Last week the World Monuments Fund (WMF)
announced their biennial "Watch List" for 2010
. Every two years the WMF releases a list of the world's 100 most endangered sites, be they endangered from excess tourism, environmental impacts, war, development, or other issues, in order to bring attention to he sites' needs.
The latest list of 100 sites includes Tambo Colorado
located in Ica, Peru. Tambo is strategically located at the entrance to the Pisco valley along the Inca road leading to the highlands and eventually to Cuzco (the Inca capital). Tambo is in a coastal dessert 35 km inland from the port city of Pisco on the southern coast of Peru. It was an Inca administrative center along the roads of the empire, built of adobe and painted bright colors--red, white, and yellow--to stand out against the grayish-brown desert landscape within which it sits.
Tambo Colorado is one of the most well preserved Inca structures in Peru's coastal region and the dry desert weather has allowed some of the painted plasters to survive the last 400+ years. These surviving layers of paint
make Tambo an important historic site to protect and conserve.
Painted niches of the Northern Palace interior spaces. See the image in the CyArk Archive.
Tambo Colorado was included in the WMF's Watch List because the site is at risk due to changing environments and seismic activity. In 2007 Peru was rocked by a massive earthquake, killing hundreds and damaging cities and historic sites. The quake caused extensive damage throughout the Ica region, where Tambo resides. The Southern Palace complex, in particular is most at threat as earthquakes threaten an already collapsing southern section.
The Southern Palace with collapsed southern end and modern road below. See the image in the CyArk Archive.

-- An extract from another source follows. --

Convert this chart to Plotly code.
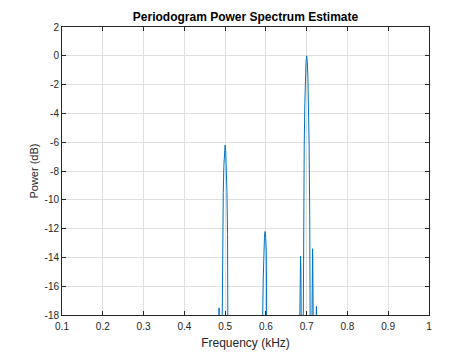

It is unclear how much damage was caused to Tambo Colorado during the 2007 earthquake, but Peru is a seismically active nation and changing environmental factors continue to threaten this important window into Inca centers. Fortunately, the entire complex as it stood in 2004/2005 was digitally captured by a team from CyArk and UC Berkeley. Should the very worst occur, the Digital Preservation efforts will ensure a lasting record of these fascinating structures, as well as provide a blueprint for possible reconstruction.